College of Arts and Sciences

Major

English

Faculty Mentor

Allison Meyer

Faculty Editor

Sean McDowell

Student Editor

Leah Dooley

Abstract

Shakespeare’s play, The Taming of the Shrew, has a long and contentious history due to the discontinuities regarding its portrayal of naturalized gender hierarchies. This paper seeks to complicate a prescriptive reading of the play’s gender politics by unpacking the role of metatheatrics and gender performance within its narrative. This paper draws on historicist and Shakespearean scholars to highlight how its metatheatrical Induction and the role of gender performativity call attention to the instability and artifice of early-modern patriarchy.
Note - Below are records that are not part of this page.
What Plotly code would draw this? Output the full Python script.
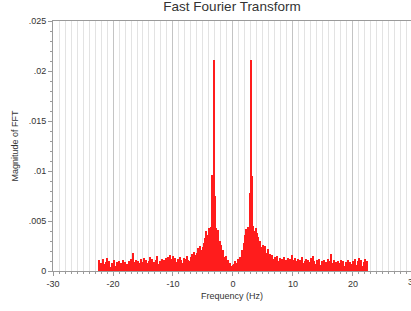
import numpy as np
import plotly.graph_objects as go

# frequency bins (Hz), 0.2 Hz spacing
freq_neg = np.round(np.arange(-22.4, -0.1, 0.2), 1)
freq_pos = np.round(np.arange(0.2, 22.5, 0.2), 1)

mag_neg = [
    0.0011, 0.0006,
    0.0008, 0.0005, 0.0012, 0.0007, 0.0009,
    0.0013, 0.0006, 0.0010, 0.0004, 0.0008,
    0.0007, 0.0011, 0.0005, 0.0009, 0.0006,
    0.0010, 0.0004, 0.0008, 0.0011, 0.0006,
    0.0009, 0.0005, 0.0007, 0.0010, 0.0004,
    0.0012, 0.0008, 0.0018, 0.0009, 0.0011,
    0.0006, 0.0010, 0.0008, 0.0012, 0.0005,
    0.0009, 0.0013, 0.0007, 0.0011, 0.0008,
    0.0010, 0.0014, 0.0006, 0.0012, 0.0009,
    0.0008, 0.0011, 0.0015, 0.0007, 0.0010,
    0.0009, 0.0012, 0.0008, 0.0011, 0.0013,
    0.0010, 0.0014, 0.0009, 0.0016, 0.0012,
    0.0015, 0.0011, 0.0013, 0.0009, 0.0012,
    0.0010, 0.0014, 0.0011, 0.0008, 0.0013,
    0.0012, 0.0009, 0.0015, 0.0011, 0.0010,
    0.0014, 0.0017, 0.0013, 0.0019, 0.0016,
    0.0018, 0.0023, 0.0017, 0.0025, 0.0021,
    0.0024, 0.0028, 0.0033, 0.0040, 0.0036,
    0.0043, 0.0039, 0.0044, 0.0096, 0.0211,
    0.0075, 0.0043, 0.0038, 0.0041, 0.0030,
    0.0026, 0.0019, 0.0021, 0.0014, 0.0015,
    0.0009, 0.0011, 0.0007, 0.0008, 0.0005,
]
freq_zero = [0.0]
mag_zero = [0.0006]
mag_pos = [
    0.0007, 0.0010, 0.0008, 0.0012, 0.0011,
    0.0014, 0.0013, 0.0021, 0.0028, 0.0036,
    0.0042, 0.0039, 0.0044, 0.0078, 0.0211,
    0.0095, 0.0045, 0.0040, 0.0043, 0.0038,
    0.0034, 0.0027, 0.0030, 0.0024, 0.0026,
    0.0021, 0.0025, 0.0018, 0.0022, 0.0016,
    0.0017, 0.0013, 0.0016, 0.0012, 0.0014,
    0.0011, 0.0015, 0.0010, 0.0013, 0.0009,
    0.0012, 0.0008, 0.0014, 0.0011, 0.0010,
    0.0013, 0.0009, 0.0012, 0.0016, 0.0011,
    0.0008, 0.0013, 0.0010, 0.0012, 0.0007,
    0.0011, 0.0009, 0.0014, 0.0008, 0.0010,
    0.0012, 0.0007, 0.0011, 0.0009, 0.0013,
    0.0008, 0.0015, 0.0010, 0.0007, 0.0011,
    0.0009, 0.0012, 0.0006, 0.0010, 0.0008,
    0.0011, 0.0007, 0.0009, 0.0012, 0.0006,
    0.0010, 0.0017, 0.0008, 0.0011, 0.0007,
    0.0009, 0.0006, 0.0010, 0.0008, 0.0011,
    0.0007, 0.0010, 0.0005, 0.0009, 0.0008,
    0.0011, 0.0006, 0.0009, 0.0007, 0.0010,
    0.0008, 0.0012, 0.0006, 0.0010, 0.0013,
    0.0007, 0.0011, 0.0005, 0.0009, 0.0012,
    0.0006, 0.0010,
]

x_ticks = [-30, -20, -10, 0, 10, 20]
x_ticklabels = ["-30", "-20", "-10", "0", "10", "20"]
y_ticks = [0, 0.005, 0.01, 0.015, 0.02, 0.025]
y_ticklabels = ["0", ".005", ".01", ".015", ".02", ".025"]

freqs = list(freq_neg) + freq_zero + list(freq_pos)
mags = mag_neg + mag_zero + mag_pos

fig = go.Figure()
fig.add_trace(go.Bar(
    x=freqs, y=mags, width=0.2,
    marker=dict(color="#ff1c1c", line=dict(width=0)),
))

axis_font = dict(family="Liberation Sans, Arial, sans-serif", size=9, color="#333333")

fig.update_layout(
    width=411, height=311,
    margin=dict(l=53, r=0, t=21, b=40),
    paper_bgcolor="white", plot_bgcolor="white",
    showlegend=False, bargap=0,
    title=dict(text="Fast Fourier Transform", x=232/411, xanchor="center",
               y=1 - 2/311, yanchor="top",
               font=dict(family="Liberation Sans, Arial, sans-serif", size=13.5, color="#333333")),
    xaxis=dict(
        range=[-30, 29.67], tickvals=x_ticks, ticktext=x_ticklabels,
        showgrid=True, gridcolor="#c4c4c4", gridwidth=1,
        showline=True, linecolor="#9a9a9a", linewidth=1, mirror=True,
        ticks="outside", ticklen=4, tickcolor="#9a9a9a",
        minor=dict(dtick=1, tick0=0, showgrid=True, gridcolor="#e3e3e3", gridwidth=1,
                   ticks="outside", ticklen=2, tickcolor="#9a9a9a"),
        zeroline=False, tickfont=axis_font,
        title=dict(text="Frequency (Hz)", font=axis_font, standoff=4),
    ),
    yaxis=dict(
        range=[0, 0.025], tickvals=y_ticks, ticktext=y_ticklabels,
        showgrid=False, zeroline=False,
        showline=True, linecolor="#9a9a9a", linewidth=1,
        ticks="outside", ticklen=4, tickcolor="#9a9a9a",
        minor=dict(dtick=0.001, tick0=0, ticks="outside", ticklen=2, tickcolor="#9a9a9a"),
        tickfont=axis_font,
        title=dict(text="Magnitude of FFT", font=axis_font, standoff=8),
    ),
)

fig.add_annotation(text="30", xref="paper", yref="paper", x=1 + 2/358, y=0,
                   yshift=-4, xanchor="center", yanchor="top", showarrow=False,
                   font=axis_font)

fig.write_html("out.html",
               config={"displayModeBar": False},
               post_script="document.body.style.margin='0';document.body.style.overflow='hidden';")
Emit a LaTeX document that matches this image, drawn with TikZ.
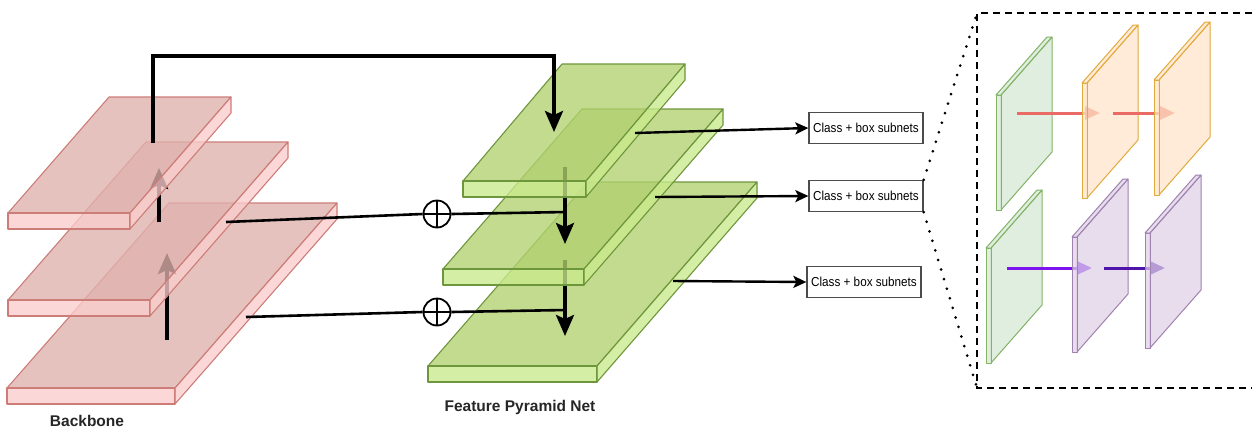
\documentclass[tikz,border=0pt]{standalone}
\usepackage{fontspec}
\setmainfont{Liberation Sans}
\usetikzlibrary{arrows.meta}
\definecolor{pinkT}{RGB}{224,178,174}
\definecolor{pinkF}{RGB}{250,206,204}
\definecolor{pinkS}{RGB}{205,125,120}
\definecolor{grnT}{RGB}{178,210,112}
\definecolor{grnF}{RGB}{202,234,140}
\definecolor{grnS}{RGB}{110,150,60}
\definecolor{pgF}{RGB}{213,232,212}
\definecolor{pgS}{RGB}{130,179,102}
\definecolor{poF}{RGB}{255,228,200}
\definecolor{poS}{RGB}{225,170,60}
\definecolor{ppF}{RGB}{222,208,230}
\definecolor{ppS}{RGB}{160,130,176}
\definecolor{redA}{RGB}{234,107,102}
\definecolor{purA}{RGB}{125,20,240}
\definecolor{purB}{RGB}{80,20,170}
\newcommand{\fpnslab}[7]{%
  \path[#6] (#1,#2) -- ++(#3,0) -- ++(#4,-#5) -- ++(-#3,0) -- cycle;
  \path[#7] (#1,#2) rectangle ++(#3,16);
  \path[#7] ({#1+#3},#2) -- ++(#4,-#5) -- ++(0,16) -- ++(-#4,#5) -- cycle;
}
\newcommand{\panelplate}[4]{%
  \path[draw=#4, fill=#3, fill opacity=0.72, line width=1pt, line join=round]
    ({#1+5},#2) -- ++(51,-58) -- ++(0,115) -- ++(-51,58) -- cycle;
  \path[draw=#4, fill=#3, fill opacity=0.72, line width=1pt, line join=round]
    (#1,#2) rectangle ++(5,115);
  \path[draw=#4, fill=#3, fill opacity=0.72, line width=1pt, line join=round]
    (#1,#2) -- ++(51,-58) -- ++(5,0) -- ++(-51,58) -- cycle;
}
\newcommand{\subnettext}{\scalebox{0.9}[1]{Class + box subnets}}
\tikzset{
  pinktop/.style={draw=pinkS, fill=pinkT, fill opacity=0.78, line width=1.1pt, line join=round},
  pinkfront/.style={draw=pinkS, fill=pinkF, fill opacity=0.78, line width=1.1pt, line join=round},
  grntop/.style={draw=grnS, fill=grnT, fill opacity=0.78, line width=1.1pt, line join=round},
  grnfront/.style={draw=grnS, fill=grnF, fill opacity=0.78, line width=1.1pt, line join=round},
  bigarrow/.style={line width=3.6pt, -{Stealth[length=21pt,width=18pt,inset=4pt]}},
  plainline/.style={line width=2.6pt},
  toBox/.style={line width=2.4pt, -{Stealth[length=13pt,width=12pt,inset=3pt]}},
  oplusnode/.style={circle, draw, line width=1.8pt, minimum size=27pt, inner sep=0pt,
    path picture={\draw[line width=1.8pt] (path picture bounding box.north) -- (path picture bounding box.south);
                  \draw[line width=1.8pt] (path picture bounding box.west) -- (path picture bounding box.east);}},
  subnet/.style={draw=black!70, line width=1.3pt, minimum width=114pt, minimum height=31pt,
    inner sep=0pt, font=\fontsize{13}{15}\selectfont},
  lbl/.style={font=\bfseries\fontsize{15.5}{18}\selectfont, text=black!85},
  panelarrow/.style={line width=3pt, -{Triangle[length=15pt,width=13pt]}},
  dotline/.style={line width=3pt, line cap=round, dash pattern=on 0pt off 10pt},
  panelframe/.style={line width=2.3pt, dash pattern=on 7pt off 5pt},
}
\begin{document}
\begin{tikzpicture}[x=1pt,y=-1pt]
\useasboundingbox (0,0) rectangle (1253,432);
\fill[white] (0,0) rectangle (1253,432);

% ---------- Backbone ----------
\fpnslab{7}{388}{168}{162}{185}{pinktop}{pinkfront}
\coordinate (pb1) at (167,340);
\coordinate (pb2) at (167,253);
\draw[bigarrow] (pb1) -- (pb2);
\fpnslab{8}{300}{142}{138}{158}{pinktop}{pinkfront}
\coordinate (pa1) at (159,222);
\coordinate (pa2) at (159,168);
\draw[bigarrow] (pa1) -- (pa2);
\fpnslab{8}{213}{122}{101}{116}{pinktop}{pinkfront}

% ---------- FPN ----------
\fpnslab{428}{366}{169}{160}{184}{grntop}{grnfront}
\coordinate (fa1) at (565,260);
\coordinate (fa2) at (565,336);
\draw[bigarrow] (fa1) -- (fa2);
\fpnslab{443}{269}{141}{139}{160}{grntop}{grnfront}
\coordinate (fb1) at (565,167);
\coordinate (fb2) at (565,244);
\draw[bigarrow] (fb1) -- (fb2);
\fpnslab{463}{181}{123}{99}{117}{grntop}{grnfront}

% ---------- lateral connections ----------
\coordinate (p1) at (226,222);
\coordinate (p2) at (246,317);
\node[oplusnode] (op1) at (437,214) {};
\node[oplusnode] (op2) at (437,312) {};
\coordinate (j1) at (566,212);
\coordinate (j2) at (566,310);
\draw[plainline] (p1) -- (op1.west);
\draw[plainline] (op1.east) -- (j1);
\draw[plainline] (p2) -- (op2.west);
\draw[plainline] (op2.east) -- (j2);

% top-down connection
\coordinate (bt) at (153,143);
\coordinate (tt) at (554,132);
\coordinate (topy) at (0,56);
\draw[bigarrow] (bt) -- (bt |- topy) -| (tt);

% ---------- heads ----------
\node[subnet] (c1) at (866,128) {\subnettext};
\node[subnet] (c2) at (866,196) {\subnettext};
\node[subnet] (c3) at (864,282) {\subnettext};
\coordinate (g1) at (635,133);
\coordinate (g2) at (655,197);
\coordinate (g3) at (673,281);
\draw[toBox] (g1) -- (c1.west);
\draw[toBox] (g2) -- (c2.west);
\draw[toBox] (g3) -- (c3.west);

% labels
\node[lbl] (bbl) at (87,421) {Backbone};
\node[lbl] (fpl) at (520,407) {Feature Pyramid Net};

% ---------- zoom panel ----------
\coordinate (ptl) at (977,13);
\coordinate (pbl) at (977,388);
\draw[panelframe] (1252,13) -- (ptl) -- (pbl) -- (1252,388);
\draw[dotline] (c2.north east) -- (ptl);
\draw[dotline] (c2.south east) -- (pbl);

% top row
\panelplate{996}{95}{pgF}{pgS}
\coordinate (r1a) at (1017,113);
\coordinate (r1b) at (1100,113);
\draw[panelarrow, draw=redA, fill=redA] (r1a) -- (r1b);
\panelplate{1082}{83}{poF}{poS}
\coordinate (r2a) at (1113,113);
\coordinate (r2b) at (1175,113);
\draw[panelarrow, draw=redA, fill=redA] (r2a) -- (r2b);
\panelplate{1154}{80}{poF}{poS}

% bottom row
\panelplate{986}{248}{pgF}{pgS}
\coordinate (v1a) at (1007,268);
\coordinate (v1b) at (1092,268);
\draw[panelarrow, draw=purA, fill=purA] (v1a) -- (v1b);
\panelplate{1072}{237}{ppF}{ppS}
\coordinate (v2a) at (1104,268);
\coordinate (v2b) at (1165,268);
\draw[panelarrow, draw=purB, fill=purB] (v2a) -- (v2b);
\panelplate{1145}{233}{ppF}{ppS}
\end{tikzpicture}
\end{document}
The play’s Induction establishes a framework of performance that undermines the misogyny of the events in Padua, for it forces the audience to question the stability of gender as a fixed marker of identity. Thus, the narratives of the play, which depend upon the double-layered performance of gender, effectively denaturalize gendered roles and behaviors. By revealing the performative nature of gender and marriage, The Taming of the Shrew disrupts, but does not overthrow, the very norms that drive its plot. The paper ultimately argues that The Taming of the Shrew neither condemns nor supports its inherent sexisms; rather, it utilizes a complex depiction of gender to challenge patriarchal constructions of gender and converse with the various tensions that threatened the social world of the early modern period.